[Begin Records provided]
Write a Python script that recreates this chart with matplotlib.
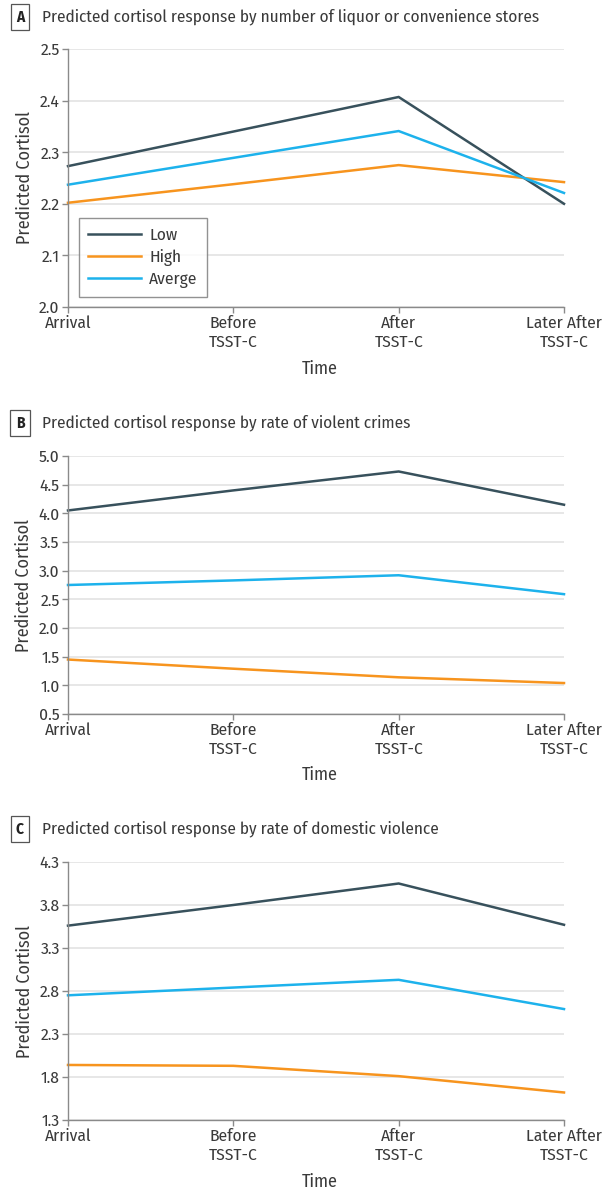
[End Records provided]
[Begin Records provided]
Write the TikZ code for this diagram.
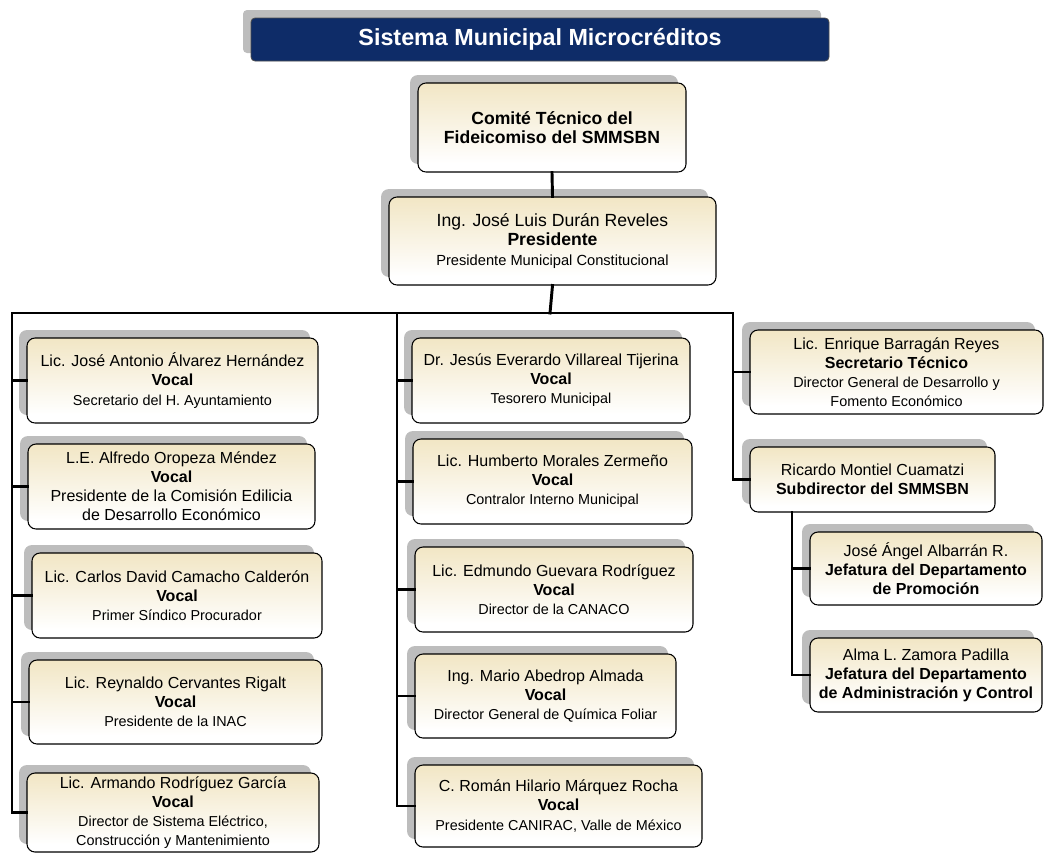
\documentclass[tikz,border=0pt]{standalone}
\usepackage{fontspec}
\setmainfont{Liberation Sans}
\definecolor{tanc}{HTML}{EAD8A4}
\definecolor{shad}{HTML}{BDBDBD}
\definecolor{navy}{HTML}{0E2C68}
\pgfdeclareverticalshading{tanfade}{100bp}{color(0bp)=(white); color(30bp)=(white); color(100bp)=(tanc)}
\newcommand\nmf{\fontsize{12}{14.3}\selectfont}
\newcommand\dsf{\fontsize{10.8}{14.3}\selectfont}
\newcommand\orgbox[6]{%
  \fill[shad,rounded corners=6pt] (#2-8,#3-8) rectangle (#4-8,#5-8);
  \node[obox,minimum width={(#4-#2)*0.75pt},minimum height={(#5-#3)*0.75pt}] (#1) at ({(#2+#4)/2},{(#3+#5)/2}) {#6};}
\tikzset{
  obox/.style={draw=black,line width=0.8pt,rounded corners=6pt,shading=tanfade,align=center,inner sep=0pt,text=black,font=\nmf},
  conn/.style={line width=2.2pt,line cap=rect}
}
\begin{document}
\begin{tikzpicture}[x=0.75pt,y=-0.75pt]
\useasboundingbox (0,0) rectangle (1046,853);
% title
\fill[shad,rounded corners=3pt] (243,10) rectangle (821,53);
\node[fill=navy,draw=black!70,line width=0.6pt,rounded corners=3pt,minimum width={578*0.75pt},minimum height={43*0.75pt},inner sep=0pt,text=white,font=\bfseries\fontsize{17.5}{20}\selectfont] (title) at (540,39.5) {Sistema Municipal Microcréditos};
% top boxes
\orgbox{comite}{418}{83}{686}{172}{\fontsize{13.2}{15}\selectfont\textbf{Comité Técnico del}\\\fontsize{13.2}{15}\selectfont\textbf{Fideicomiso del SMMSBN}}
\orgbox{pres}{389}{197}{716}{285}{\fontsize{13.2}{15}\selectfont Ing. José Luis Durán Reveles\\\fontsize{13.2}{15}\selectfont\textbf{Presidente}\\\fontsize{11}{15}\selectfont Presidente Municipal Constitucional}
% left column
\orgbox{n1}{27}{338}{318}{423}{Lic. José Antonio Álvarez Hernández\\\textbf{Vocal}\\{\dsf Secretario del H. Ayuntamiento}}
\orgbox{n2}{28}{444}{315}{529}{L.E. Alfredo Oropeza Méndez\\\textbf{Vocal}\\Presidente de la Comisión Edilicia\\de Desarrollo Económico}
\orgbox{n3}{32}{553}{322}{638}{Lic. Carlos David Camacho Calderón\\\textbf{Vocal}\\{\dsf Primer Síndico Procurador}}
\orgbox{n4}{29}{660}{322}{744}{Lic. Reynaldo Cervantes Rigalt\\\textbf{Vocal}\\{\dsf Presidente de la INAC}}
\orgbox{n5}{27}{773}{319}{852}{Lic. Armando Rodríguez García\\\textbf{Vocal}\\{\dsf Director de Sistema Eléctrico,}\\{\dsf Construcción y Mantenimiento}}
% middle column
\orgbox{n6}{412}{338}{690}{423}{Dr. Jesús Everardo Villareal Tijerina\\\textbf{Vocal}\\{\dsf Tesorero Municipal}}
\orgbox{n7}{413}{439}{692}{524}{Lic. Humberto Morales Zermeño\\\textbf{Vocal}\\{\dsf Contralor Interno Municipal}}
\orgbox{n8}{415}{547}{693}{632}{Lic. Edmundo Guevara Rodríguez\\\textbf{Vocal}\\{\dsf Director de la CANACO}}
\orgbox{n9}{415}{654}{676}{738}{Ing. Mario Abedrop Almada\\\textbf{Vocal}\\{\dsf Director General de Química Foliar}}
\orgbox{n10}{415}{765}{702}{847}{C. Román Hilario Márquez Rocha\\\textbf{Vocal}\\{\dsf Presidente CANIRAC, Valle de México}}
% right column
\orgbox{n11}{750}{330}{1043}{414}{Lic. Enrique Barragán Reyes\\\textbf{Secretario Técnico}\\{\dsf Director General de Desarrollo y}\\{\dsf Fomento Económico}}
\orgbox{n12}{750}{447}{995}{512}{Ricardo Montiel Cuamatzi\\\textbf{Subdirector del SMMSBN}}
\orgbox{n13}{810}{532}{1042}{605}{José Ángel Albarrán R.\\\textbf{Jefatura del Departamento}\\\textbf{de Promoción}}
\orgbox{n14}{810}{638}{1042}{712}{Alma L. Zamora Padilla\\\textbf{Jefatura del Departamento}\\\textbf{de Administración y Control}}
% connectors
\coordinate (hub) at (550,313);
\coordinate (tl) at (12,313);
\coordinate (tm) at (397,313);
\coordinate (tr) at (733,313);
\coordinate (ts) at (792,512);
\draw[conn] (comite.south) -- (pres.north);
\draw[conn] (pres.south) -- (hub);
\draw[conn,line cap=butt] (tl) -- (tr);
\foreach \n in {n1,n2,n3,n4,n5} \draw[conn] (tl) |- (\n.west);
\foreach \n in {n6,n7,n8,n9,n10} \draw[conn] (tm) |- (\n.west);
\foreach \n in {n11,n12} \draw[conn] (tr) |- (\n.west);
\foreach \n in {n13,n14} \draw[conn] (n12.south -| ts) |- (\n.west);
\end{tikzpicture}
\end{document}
[End Records provided]
[Begin Records provided]
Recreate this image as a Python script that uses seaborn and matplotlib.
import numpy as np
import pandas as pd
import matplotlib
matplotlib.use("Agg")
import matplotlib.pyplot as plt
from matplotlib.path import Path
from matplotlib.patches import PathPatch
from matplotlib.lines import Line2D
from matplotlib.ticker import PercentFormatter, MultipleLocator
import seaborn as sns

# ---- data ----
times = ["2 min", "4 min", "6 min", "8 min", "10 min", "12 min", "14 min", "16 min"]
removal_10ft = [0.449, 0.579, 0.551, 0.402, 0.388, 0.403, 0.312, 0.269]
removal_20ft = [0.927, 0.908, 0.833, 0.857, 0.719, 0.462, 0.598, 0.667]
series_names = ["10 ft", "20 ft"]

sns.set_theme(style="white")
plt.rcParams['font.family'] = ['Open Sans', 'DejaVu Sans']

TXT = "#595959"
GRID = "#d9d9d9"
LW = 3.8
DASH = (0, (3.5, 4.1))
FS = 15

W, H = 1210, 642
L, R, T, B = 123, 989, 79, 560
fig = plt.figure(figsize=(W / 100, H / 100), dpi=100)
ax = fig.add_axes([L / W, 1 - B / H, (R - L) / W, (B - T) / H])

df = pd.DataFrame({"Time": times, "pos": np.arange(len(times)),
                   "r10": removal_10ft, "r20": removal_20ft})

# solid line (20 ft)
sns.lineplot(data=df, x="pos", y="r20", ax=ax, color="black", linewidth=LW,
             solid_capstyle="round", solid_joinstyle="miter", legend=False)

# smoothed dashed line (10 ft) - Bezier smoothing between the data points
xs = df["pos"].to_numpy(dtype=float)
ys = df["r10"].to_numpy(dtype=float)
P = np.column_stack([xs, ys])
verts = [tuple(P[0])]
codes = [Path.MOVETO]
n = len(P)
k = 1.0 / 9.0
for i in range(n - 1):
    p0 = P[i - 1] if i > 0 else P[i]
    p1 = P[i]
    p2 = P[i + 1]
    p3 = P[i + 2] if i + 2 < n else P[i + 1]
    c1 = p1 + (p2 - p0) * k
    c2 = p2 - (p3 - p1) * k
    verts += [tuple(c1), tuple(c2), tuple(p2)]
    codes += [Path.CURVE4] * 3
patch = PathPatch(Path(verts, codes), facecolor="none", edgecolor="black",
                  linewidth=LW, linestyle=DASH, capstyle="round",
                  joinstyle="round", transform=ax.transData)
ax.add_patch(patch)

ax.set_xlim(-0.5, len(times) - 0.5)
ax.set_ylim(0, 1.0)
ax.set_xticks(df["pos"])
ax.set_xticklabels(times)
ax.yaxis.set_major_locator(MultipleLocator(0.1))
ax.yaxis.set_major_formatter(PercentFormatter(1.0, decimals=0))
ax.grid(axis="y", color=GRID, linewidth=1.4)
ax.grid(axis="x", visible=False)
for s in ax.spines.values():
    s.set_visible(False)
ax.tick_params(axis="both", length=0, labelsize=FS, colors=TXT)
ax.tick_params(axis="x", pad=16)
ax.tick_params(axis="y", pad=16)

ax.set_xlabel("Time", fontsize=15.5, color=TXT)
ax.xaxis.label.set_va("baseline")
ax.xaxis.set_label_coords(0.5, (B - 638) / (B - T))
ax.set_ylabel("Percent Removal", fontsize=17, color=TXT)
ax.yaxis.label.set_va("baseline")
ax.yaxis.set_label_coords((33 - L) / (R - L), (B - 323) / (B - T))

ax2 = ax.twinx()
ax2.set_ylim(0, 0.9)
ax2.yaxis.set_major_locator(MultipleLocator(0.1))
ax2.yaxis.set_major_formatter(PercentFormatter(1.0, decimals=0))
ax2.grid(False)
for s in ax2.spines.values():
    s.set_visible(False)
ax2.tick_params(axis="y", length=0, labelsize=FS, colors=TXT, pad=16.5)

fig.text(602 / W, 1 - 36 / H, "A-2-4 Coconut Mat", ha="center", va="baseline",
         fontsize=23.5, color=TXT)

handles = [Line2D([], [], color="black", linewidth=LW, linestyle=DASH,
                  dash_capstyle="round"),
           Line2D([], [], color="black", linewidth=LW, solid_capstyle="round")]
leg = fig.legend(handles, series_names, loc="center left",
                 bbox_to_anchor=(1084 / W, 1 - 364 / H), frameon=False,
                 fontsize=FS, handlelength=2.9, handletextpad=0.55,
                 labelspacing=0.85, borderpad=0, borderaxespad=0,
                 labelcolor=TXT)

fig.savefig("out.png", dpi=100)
[End Records provided]
Required work →
Repeat word for word the stretch of lines from the one with "Recreate this image" down to the one with "ax.add_patch(patch)", both included.

Result →
Recreate this image as a Python script that uses seaborn and matplotlib.
import numpy as np
import pandas as pd
import matplotlib
matplotlib.use("Agg")
import matplotlib.pyplot as plt
from matplotlib.path import Path
from matplotlib.patches import PathPatch
from matplotlib.lines import Line2D
from matplotlib.ticker import PercentFormatter, MultipleLocator
import seaborn as sns

# ---- data ----
times = ["2 min", "4 min", "6 min", "8 min", "10 min", "12 min", "14 min", "16 min"]
removal_10ft = [0.449, 0.579, 0.551, 0.402, 0.388, 0.403, 0.312, 0.269]
removal_20ft = [0.927, 0.908, 0.833, 0.857, 0.719, 0.462, 0.598, 0.667]
series_names = ["10 ft", "20 ft"]

sns.set_theme(style="white")
plt.rcParams['font.family'] = ['Open Sans', 'DejaVu Sans']

TXT = "#595959"
GRID = "#d9d9d9"
LW = 3.8
DASH = (0, (3.5, 4.1))
FS = 15

W, H = 1210, 642
L, R, T, B = 123, 989, 79, 560
fig = plt.figure(figsize=(W / 100, H / 100), dpi=100)
ax = fig.add_axes([L / W, 1 - B / H, (R - L) / W, (B - T) / H])

df = pd.DataFrame({"Time": times, "pos": np.arange(len(times)),
                   "r10": removal_10ft, "r20": removal_20ft})

# solid line (20 ft)
sns.lineplot(data=df, x="pos", y="r20", ax=ax, color="black", linewidth=LW,
             solid_capstyle="round", solid_joinstyle="miter", legend=False)

# smoothed dashed line (10 ft) - Bezier smoothing between the data points
xs = df["pos"].to_numpy(dtype=float)
ys = df["r10"].to_numpy(dtype=float)
P = np.column_stack([xs, ys])
verts = [tuple(P[0])]
codes = [Path.MOVETO]
n = len(P)
k = 1.0 / 9.0
for i in range(n - 1):
    p0 = P[i - 1] if i > 0 else P[i]
    p1 = P[i]
    p2 = P[i + 1]
    p3 = P[i + 2] if i + 2 < n else P[i + 1]
    c1 = p1 + (p2 - p0) * k
    c2 = p2 - (p3 - p1) * k
    verts += [tuple(c1), tuple(c2), tuple(p2)]
    codes += [Path.CURVE4] * 3
patch = PathPatch(Path(verts, codes), facecolor="none", edgecolor="black",
                  linewidth=LW, linestyle=DASH, capstyle="round",
                  joinstyle="round", transform=ax.transData)
ax.add_patch(patch)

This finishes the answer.